Poor air quality is both a health issue and an economic challenge along the Wasatch Front. One of the biggest drivers of poor air quality is automobile traffic – a problem that could be alleviated by shifting to alternative fuel vehicles, among which electric vehicles now appear to be the most promising solution.

The research objectives of the project include:

  • Examining the national landscape for state-level tax incentives for alternative fuel vehicles and determining how aggressive Utah’s incentives are compared to those in other states.
  • Identifying ways in which Utah may be discouraging alternative fuel vehicle use.
  • Examining incentive programs, with an eye toward usage rates and costs.
  • Reviewing current and past incentive programs in Utah.

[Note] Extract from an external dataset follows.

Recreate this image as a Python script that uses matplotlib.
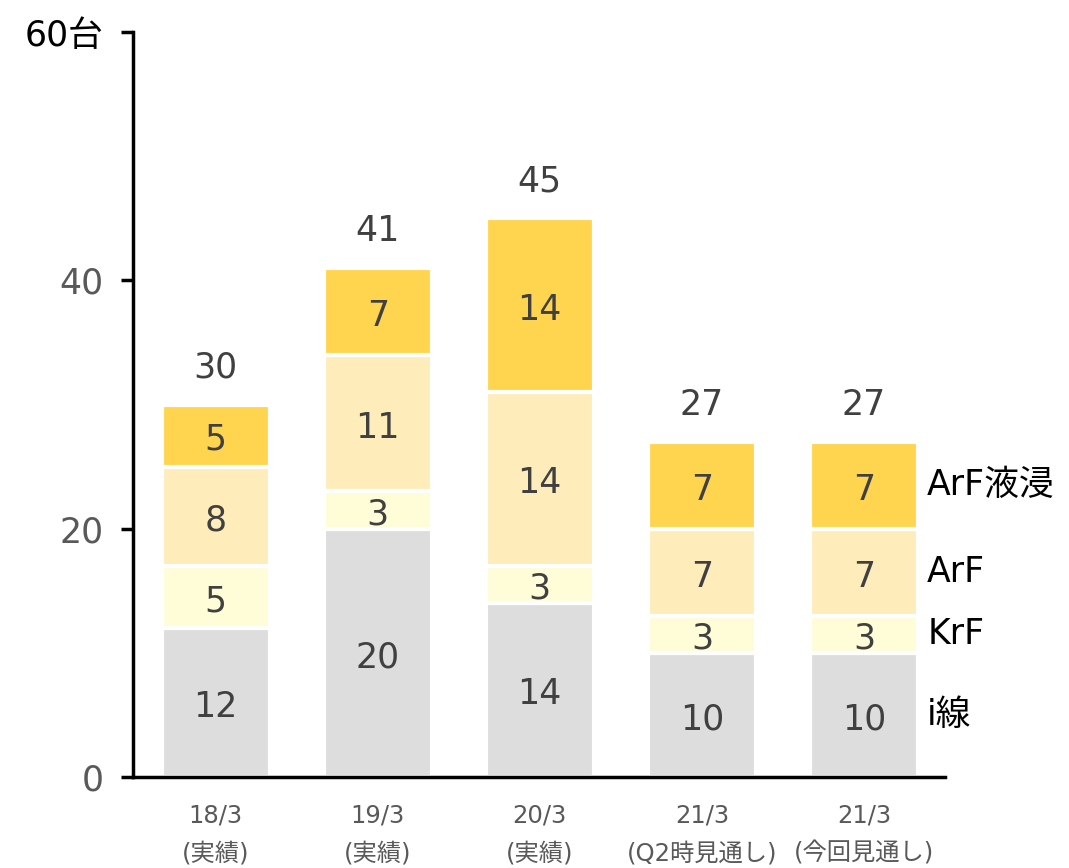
import matplotlib
matplotlib.use("Agg")
import matplotlib.pyplot as plt
import numpy as np

plt.rcParams['font.family'] = ['DejaVu Sans', 'Noto Sans CJK JP']

# 露光装置の販売台数（機種別）
periods = ["18/3\n(実績)", "19/3\n(実績)", "20/3\n(実績)", "21/3\n(Q2時見通し)", "21/3\n(今回見通し)"]
series_names = ["i線", "KrF", "ArF", "ArF液浸"]
i_line = [12, 20, 14, 10, 10]
krf = [5, 3, 3, 3, 3]
arf = [8, 11, 14, 7, 7]
arf_immersion = [5, 7, 14, 7, 7]
colors = ["#DDDDDD", "#FFFCD8", "#FEEDBA", "#FFD54F"]

stack = [i_line, krf, arf, arf_immersion]
x = np.arange(len(periods))

fig = plt.figure(figsize=(10.69, 8.68), dpi=100)
ax = fig.add_axes([0.1244, 0.1048, 0.7596, 0.8582])

bottom = np.zeros(len(periods))
for vals, col in zip(stack, colors):
    vals = np.array(vals, dtype=float)
    ax.bar(x, vals, width=0.665, bottom=bottom, color=col,
           edgecolor="white", linewidth=3)
    for xi, b, v in zip(x, bottom, vals):
        ax.text(xi, b + v / 2 - 0.35, f"{int(v)}", ha="center", va="center",
                fontsize=25, color="#404040")
    bottom += vals

# 合計
for xi, tot in zip(x, bottom):
    ax.text(xi, tot + 3.0, f"{int(tot)}", ha="center", va="center",
            fontsize=25, color="#404040")

# 系列名（右端の棒の横）
b = 0
for vals, name in zip(stack, series_names):
    ax.text(4.39, b + vals[-1] / 2, name, ha="left", va="center",
            fontsize=25, color="black")
    b += vals[-1]

ax.set_xlim(-0.51, 4.5)
ax.set_ylim(0, 60)
ax.set_yticks([0, 20, 40, 60])
ax.set_yticklabels(["0", "20", "40", "60台"], fontsize=25, color="#595959")
ax.get_yticklabels()[-1].set_color("black")
ax.set_xticks(x)
ax.set_xticklabels(periods, fontsize=17.5, color="#595959", linespacing=1.72)

ax.tick_params(axis="y", length=9, width=2.5, pad=12)
ax.tick_params(axis="x", length=0, pad=19)
for s in ["top", "right"]:
    ax.spines[s].set_visible(False)
for s in ["left", "bottom"]:
    ax.spines[s].set_linewidth(2.5)
ax.spines["left"].set_capstyle("projecting")

fig.savefig("out.png", dpi=100)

  • Exploring possible Utah incentives for employers to provide the infrastructure (charging stations, etc.) to encourage employees to purchase alternative-fuel vehicles.

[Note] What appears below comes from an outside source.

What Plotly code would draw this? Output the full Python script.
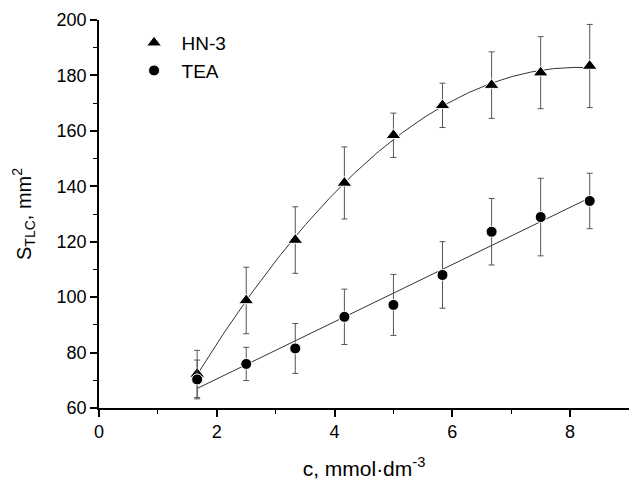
import numpy as np
import plotly.graph_objects as go

# Data
c_vals = [1.667, 2.5, 3.333, 4.167, 5.0, 5.833, 6.667, 7.5, 8.333]
hn3_vals = [72.3, 98.8, 120.6, 141.2, 158.4, 169.2, 176.5, 181.0, 183.4]
hn3_err = [8.5, 12, 12, 13, 8, 8, 12, 13, 15]
tea_vals = [70.3, 75.9, 81.5, 92.9, 97.2, 108.0, 123.6, 128.9, 134.7]
tea_err = [7, 6, 9, 10, 11, 12, 12, 14, 10]
x_ticks = [0, 2, 4, 6, 8]
y_ticks = [60, 80, 100, 120, 140, 160, 180, 200]

# fitted curves (derived from data)
xf = np.linspace(min(c_vals), max(c_vals), 200)
hn3_fit = np.polyval(np.polyfit(c_vals, hn3_vals, 2), xf)
tea_fit = np.polyval(np.polyfit(c_vals, tea_vals, 1), xf)

FONT = "Liberation Sans, Arial, sans-serif"
fig = go.Figure()
fig.add_trace(go.Scatter(x=xf, y=hn3_fit, mode="lines", line=dict(color="#333", width=1),
                         showlegend=False, hoverinfo="skip"))
fig.add_trace(go.Scatter(x=xf, y=tea_fit, mode="lines", line=dict(color="#333", width=1),
                         showlegend=False, hoverinfo="skip"))
fig.add_trace(go.Scatter(x=c_vals, y=hn3_vals, mode="markers", name="HN-3",
                         marker=dict(symbol="triangle-up", size=13, color="black",
                                     line=dict(color="white", width=1)),
                         error_y=dict(type="data", array=hn3_err, color="#555",
                                      thickness=1, width=3)))
fig.add_trace(go.Scatter(x=c_vals, y=tea_vals, mode="markers", name="TEA",
                         marker=dict(symbol="circle", size=11, color="black",
                                     line=dict(color="white", width=1)),
                         error_y=dict(type="data", array=tea_err, color="#555",
                                      thickness=1, width=3)))

axis_common = dict(showline=True, linecolor="black", linewidth=1.5, ticks="outside",
                   ticklen=7, tickwidth=1.5, tickcolor="black", showgrid=False,
                   zeroline=False, mirror=False,
                   tickfont=dict(family=FONT, size=18, color="black"))
fig.update_xaxes(range=[0, 9], tickvals=x_ticks,
                 minor=dict(ticks="outside", ticklen=4, tickwidth=1.2, tickcolor="black", dtick=1, tick0=0),
                 title=dict(text="c, mmol·dm<sup>-3</sup>", font=dict(family=FONT, size=21, color="black"),
                            standoff=20),
                 **axis_common)
fig.update_yaxes(range=[60, 200], tickvals=y_ticks,
                 minor=dict(ticks="outside", ticklen=4, tickwidth=1.2, tickcolor="black", dtick=10, tick0=60),
                 title=dict(text="S<sub>TLC</sub>, mm<sup>2</sup>", font=dict(family=FONT, size=20, color="black"),
                            standoff=20),
                 **axis_common)
fig.update_layout(width=629, height=480, margin=dict(l=99, r=0, t=20, b=72),
                  plot_bgcolor="white", paper_bgcolor="white",
                  legend=dict(x=0.052, y=0.99, xanchor="left", yanchor="top",
                              font=dict(family=FONT, size=19, color="black"),
                              bgcolor="rgba(0,0,0,0)", itemwidth=45, tracegroupgap=0))
fig.write_html("out.html")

  • Providing guidance to policymakers on ways to encourage shifts to alternative fuel vehicles among private citizens, the public sector and businesses.

“Utah Foundation’s survey work consistently shows air quality to be among the very top concerns of Utahns,” said Utah Foundation President Peter Reichard. “We are pleased UCAIR is supporting our efforts to explore how we can make our state a national leader in encouraging lower emissions on our roads.”